The thing that keeps him going for so long is the fact that he does look like just another businessman. He dresses in nice suits and looks respectable and advises his brother not to dress flashy because “it’s like saying, ‘Arrest me.’” The most dangerous people in this film are the people like Frank and the high level police officers: criminals who are hiding in plain sight. When Frank fails to take his own advice by donning a flashy fur coat (a gift from his wife), it leads to his downfall. People notice him in this coat – the good cop who wants to stop the drug trade by getting the major dealer, and the bad cop who is suddenly made aware that there’s someone out there who hasn’t been paying him off. Frank announces himself to the world, and then has to face consequences from all sides.

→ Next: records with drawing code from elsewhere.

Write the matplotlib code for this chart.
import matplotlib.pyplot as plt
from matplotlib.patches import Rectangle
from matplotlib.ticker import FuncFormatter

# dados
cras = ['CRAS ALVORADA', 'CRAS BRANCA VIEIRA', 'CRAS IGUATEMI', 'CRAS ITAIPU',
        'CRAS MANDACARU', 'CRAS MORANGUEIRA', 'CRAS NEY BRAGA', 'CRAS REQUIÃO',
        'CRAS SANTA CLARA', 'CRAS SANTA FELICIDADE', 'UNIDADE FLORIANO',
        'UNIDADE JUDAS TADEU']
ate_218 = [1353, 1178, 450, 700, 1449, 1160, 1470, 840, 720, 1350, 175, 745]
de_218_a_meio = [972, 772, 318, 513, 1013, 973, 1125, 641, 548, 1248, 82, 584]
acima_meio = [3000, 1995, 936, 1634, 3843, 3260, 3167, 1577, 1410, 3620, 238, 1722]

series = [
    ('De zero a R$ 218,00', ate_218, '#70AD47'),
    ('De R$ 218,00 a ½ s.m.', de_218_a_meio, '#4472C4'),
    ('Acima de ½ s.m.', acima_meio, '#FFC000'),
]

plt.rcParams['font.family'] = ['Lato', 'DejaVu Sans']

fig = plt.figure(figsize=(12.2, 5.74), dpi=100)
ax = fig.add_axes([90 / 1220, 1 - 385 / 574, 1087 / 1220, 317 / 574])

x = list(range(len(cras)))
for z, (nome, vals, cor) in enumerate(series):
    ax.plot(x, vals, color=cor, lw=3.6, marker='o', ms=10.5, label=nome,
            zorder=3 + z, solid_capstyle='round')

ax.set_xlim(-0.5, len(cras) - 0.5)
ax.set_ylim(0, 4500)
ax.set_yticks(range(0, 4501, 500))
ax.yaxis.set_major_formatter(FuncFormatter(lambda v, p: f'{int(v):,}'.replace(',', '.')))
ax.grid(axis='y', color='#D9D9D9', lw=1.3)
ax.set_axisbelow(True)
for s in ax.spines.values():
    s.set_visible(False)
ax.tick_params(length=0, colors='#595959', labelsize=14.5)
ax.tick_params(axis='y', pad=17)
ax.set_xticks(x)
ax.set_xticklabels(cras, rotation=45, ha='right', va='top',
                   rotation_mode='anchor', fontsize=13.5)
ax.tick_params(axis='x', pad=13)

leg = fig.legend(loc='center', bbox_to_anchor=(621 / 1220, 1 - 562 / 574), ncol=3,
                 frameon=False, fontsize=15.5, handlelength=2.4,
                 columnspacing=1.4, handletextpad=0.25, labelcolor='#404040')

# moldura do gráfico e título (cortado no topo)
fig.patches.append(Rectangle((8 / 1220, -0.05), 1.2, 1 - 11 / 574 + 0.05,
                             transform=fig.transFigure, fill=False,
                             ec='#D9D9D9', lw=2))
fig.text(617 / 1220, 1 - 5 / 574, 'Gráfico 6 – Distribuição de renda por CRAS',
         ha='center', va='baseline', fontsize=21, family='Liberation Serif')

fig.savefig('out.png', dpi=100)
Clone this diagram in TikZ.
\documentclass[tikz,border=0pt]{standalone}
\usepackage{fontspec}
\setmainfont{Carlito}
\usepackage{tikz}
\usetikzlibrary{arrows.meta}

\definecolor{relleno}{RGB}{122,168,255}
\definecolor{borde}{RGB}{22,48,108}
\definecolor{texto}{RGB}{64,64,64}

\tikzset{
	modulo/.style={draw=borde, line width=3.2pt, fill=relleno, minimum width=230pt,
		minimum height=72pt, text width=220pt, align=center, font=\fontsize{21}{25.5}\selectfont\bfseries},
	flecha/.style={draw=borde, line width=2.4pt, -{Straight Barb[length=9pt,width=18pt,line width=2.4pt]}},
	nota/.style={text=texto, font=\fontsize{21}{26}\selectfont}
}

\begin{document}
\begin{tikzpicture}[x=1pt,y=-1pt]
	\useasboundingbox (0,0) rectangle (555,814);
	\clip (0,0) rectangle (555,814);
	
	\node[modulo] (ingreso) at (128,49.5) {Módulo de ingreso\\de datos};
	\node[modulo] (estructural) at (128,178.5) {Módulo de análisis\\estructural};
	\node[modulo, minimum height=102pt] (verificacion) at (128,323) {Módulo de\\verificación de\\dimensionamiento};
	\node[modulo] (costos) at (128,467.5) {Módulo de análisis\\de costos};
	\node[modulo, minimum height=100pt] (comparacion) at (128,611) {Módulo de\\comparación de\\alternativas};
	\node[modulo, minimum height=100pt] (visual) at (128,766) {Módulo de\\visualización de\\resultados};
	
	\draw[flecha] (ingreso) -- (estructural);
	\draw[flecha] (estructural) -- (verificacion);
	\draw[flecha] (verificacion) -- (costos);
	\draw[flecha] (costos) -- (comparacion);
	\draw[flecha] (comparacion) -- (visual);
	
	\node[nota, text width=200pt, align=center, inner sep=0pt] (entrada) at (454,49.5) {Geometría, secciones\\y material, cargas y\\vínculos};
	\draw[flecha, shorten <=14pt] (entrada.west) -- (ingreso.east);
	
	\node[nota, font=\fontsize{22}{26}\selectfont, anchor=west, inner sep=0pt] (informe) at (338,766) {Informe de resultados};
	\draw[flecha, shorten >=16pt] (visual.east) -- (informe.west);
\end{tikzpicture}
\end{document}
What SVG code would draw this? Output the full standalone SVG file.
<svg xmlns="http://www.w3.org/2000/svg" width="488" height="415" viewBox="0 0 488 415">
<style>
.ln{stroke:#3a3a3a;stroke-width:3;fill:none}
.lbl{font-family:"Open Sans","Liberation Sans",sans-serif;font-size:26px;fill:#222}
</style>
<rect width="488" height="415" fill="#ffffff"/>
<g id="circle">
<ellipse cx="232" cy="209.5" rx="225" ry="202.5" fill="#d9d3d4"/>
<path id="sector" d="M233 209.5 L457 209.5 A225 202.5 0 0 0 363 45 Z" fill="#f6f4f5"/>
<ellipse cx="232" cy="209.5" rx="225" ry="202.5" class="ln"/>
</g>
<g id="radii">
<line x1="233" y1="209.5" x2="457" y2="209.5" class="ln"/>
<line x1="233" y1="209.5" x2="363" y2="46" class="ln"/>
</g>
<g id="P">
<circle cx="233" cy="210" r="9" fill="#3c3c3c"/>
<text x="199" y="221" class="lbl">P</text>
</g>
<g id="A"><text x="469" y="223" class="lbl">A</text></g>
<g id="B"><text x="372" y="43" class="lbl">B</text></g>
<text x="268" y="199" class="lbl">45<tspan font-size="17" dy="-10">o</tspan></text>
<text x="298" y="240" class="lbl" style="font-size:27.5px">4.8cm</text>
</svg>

What’s good about this film is very, very good, but it simply tries to be about too much. It’s about the rise and fall of a gangster, and it’s about an honest cop trying to deal with crime on the outside and the corruption that surrounds him while also trying to fight a custody battle with his ex-wife, and it’s about social issues (there are a lot of shots of people shooting heroin and open sores and overdoses, and there is also a lot of talk of heroin and opium addicted soldiers in Vietnam), and it’s about race (part of the reason Frank is able to lay low for so long is that no one believes that a black man could gain that much power, and everyone just assumes that he’s working for someone even more powerful). There’s just so much in it that the film doesn’t explore any of it as effectively as it otherwise might have.